Josh Holt and his wife, Theresa Calena whom he traveled to the South American nation to marry on June 11, 2016, are jailed in the Venezuelan capital of Caracas.

The couple was arrested at Calena's family's home during a police raid that sought to find other accused criminals, Laurie Holt said. Venezuelan officers in fatigues carrying assault weapons stormed the complex, some perched on rooftops like snipers, Calena's mother said in an interview with the Associated Press.

Venezuelan authorities said Holt had an AK-47 assault rifle and a grenade stashed in his wife's family's home, which Holt has denied. His mom believes he was picked up simply for being an American who was in the wrong place at the wrong time.

Laurie and Jason Holt said there was no travel warning for Americans at the time their son touched down there and that their son could not have known how volatile Venezuela would become.

"He had no idea," Laurie Holt said.

When the American college student Otto Warmbier died in June in Ohio after a year and a half in detention in North Korea, the Riverton parents' resolve — and their fear — strengthened.

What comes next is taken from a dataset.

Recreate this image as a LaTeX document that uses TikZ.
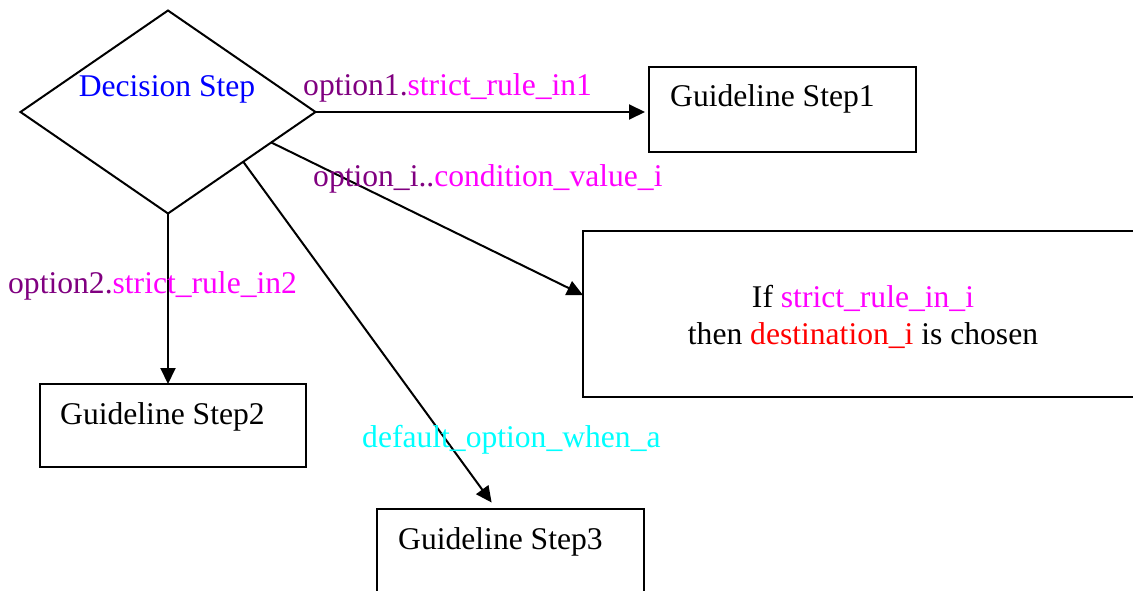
\documentclass[tikz,border=0pt]{standalone}
\usepackage{fontspec}
\setmainfont{Liberation Serif}
\usetikzlibrary{shapes.geometric,arrows.meta,calc}
\definecolor{optpurple}{RGB}{128,0,128}
\definecolor{rulemag}{RGB}{255,0,255}
\definecolor{destred}{RGB}{255,0,0}
\definecolor{decblue}{RGB}{0,0,255}
\definecolor{defcyan}{RGB}{0,255,255}

\begin{document}
\begin{tikzpicture}[x=1pt,y=-1pt,
  every node/.style={font=\fontsize{31.6}{37}\selectfont},
  shapebox/.style={draw,line width=2pt,rectangle,inner sep=0pt,outer sep=0pt,anchor=north west},
  txt/.style={inner sep=0pt,anchor=base west},
  flow/.style={draw,line width=2pt,-{Triangle[length=16pt,width=15pt]}}]
\useasboundingbox (0,0) rectangle (1133,591);

% decision diamond
\node[draw,diamond,line width=2pt,inner sep=0pt,outer sep=0pt,
      minimum width=295pt,minimum height=203pt] (dec) at (168,112) {};
\node[txt,anchor=base,text=decblue] (dectxt) at (167,97) {Decision Step};

% guideline steps
\node[shapebox,minimum width=267pt,minimum height=85pt] (g1) at (649,67) {};
\node[txt] (g1txt) at (670,107) {Guideline Step1};
\node[shapebox,minimum width=266pt,minimum height=83pt] (g2) at (40,384) {};
\node[txt] (g2txt) at (60,424) {Guideline Step2};
\node[shapebox,minimum width=267pt,minimum height=100pt] (g3) at (377,509) {};
\node[txt] (g3txt) at (398,549) {Guideline Step3};
\node[shapebox,minimum width=570pt,minimum height=166pt] (gi) at (583,231) {};
\node[align=center,inner sep=0pt,anchor=base] (gitxt) at (863,344)
  {If \textcolor{rulemag}{strict\_rule\_in\_i}\\then \textcolor{destred}{destination\_i} is chosen};

% connectors
\coordinate (s2) at ($(dec.east)!0.3!(dec.south)$);
\coordinate (s4) at ($(dec.east)!0.49!(dec.south)$);
\coordinate (ti) at ($(gi.north west)!0.386!(gi.south west)$);
\coordinate (t3) at ($(g3.north west)!0.447!(g3.north east)$);

\draw[flow,shorten >=4pt] (dec.east) -- (dec.east -| g1.west);
\draw[flow] (s2) -- (ti);
\draw[flow] (dec.south) -- (dec.south |- g2.north);
\draw[flow,shorten >=8pt] (s4) -- (t3);

% connector labels
\node[txt,text=optpurple] (l1) at (303,96) {option1.\textcolor{rulemag}{strict\_rule\_in1}};
\node[txt,text=optpurple] (l2) at (313,186) {option\_i..\textcolor{rulemag}{condition\_value\_i}};
\node[txt,text=optpurple] (l3) at (8,293) {option2.\textcolor{rulemag}{strict\_rule\_in2}};
\node[txt,text=defcyan] (l4) at (362,447) {default\_option\_when\_a};
\end{tikzpicture}
\end{document}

They are heartened by President Donald Trump's interest in Americans held overseas, they said, and have brought in help from others.

Former New Mexico Gov. Bill Richardson is seeking to negotiate Josh Holt's release with Venezuelan President Nicolas Maduro, but he has not yet received a visa to go to the country, Laurie Holt said.

Richardson told The Associated Press this week that after unrest began in the South American country three months ago, he learned through informal channels the government would allow him into Caracas to argue for Holt's release.

Richardson is not the only one to make a diplomatic push to free Holt.

U.S. Sen. Orrin Hatch, R-Utah, is urging the White House to push for Holt's release and said in a statement Friday he has hope Holt will be freed.

Utah's representatives in the U.S. House, Republicans Mia Love, Rob Bishop and Chris Stewart, joined two other members of Congress Friday in writing a letter to Trump saying Holt's release is crucial and that there is no reason for his "extended suffering."

The representatives said that prison guards have abused him physically and emotionally, that Holt's health is deteriorating and that he has lost 50 pounds in his year there.

In January 2016, Josh Holt returned from serving an LDS mission in Everett, Washington. He wanted to improve the Spanish he had learned in the region when he returned to his family's home in Riverton in January 2016, Laurie Holt said.

Within two months, he was starting to fall in love with Calena, his tutor who lived 3,500 miles away.

Photo: Family photo
Photo: Family photo

Now, Laurie Holt said, the absence of her second-eldest son, known as the jokester in the family, is especially felt on Sundays at dinnertime, when the family typically gathers around an island counter in the kitchen to cook, set out plates and catch up.

He has complained in dispatches home of a sore back, among other health problems, but said he nonetheless was reviewing LDS discussions with his cellmates.

"His health is just declining little by little," Laurie Holt said.

The Holts in winter thought they were closer to a humanitarian release.

At that time, Citgo Petroleum Corp., the U.S. side of Venezuela's state-run oil company, gave $500,000 to Trump's inaugural and Maduro saw Trump as a fellow ally of Russian President Vladimir Putin.

But the U.S.-Venezuela relationship has all but ended, with Maduro accusing the U.S. of backing anti-government demonstrations that killed at least 75 people.

His parents continue to make monthly payments on his Nissan Maxima and send money to the prison for his food — cornmeal cakes that roaches sometimes jump on as he prepares to take a bite.

And his basement bedroom in Riverton is unchanged, with Los Angeles Chargers gear, pictures of his family and LDS temples.

Laurie Holt, who works for a credit card company and checks her phone throughout the day for news alerts out of Venezuela, said she believes her son is being held there for a greater reason — to bring attention to the dire state of the nation.

"I seriously did not think he would still be there," Holt said. "It seems like it's been a lifetime, but it's only been a year."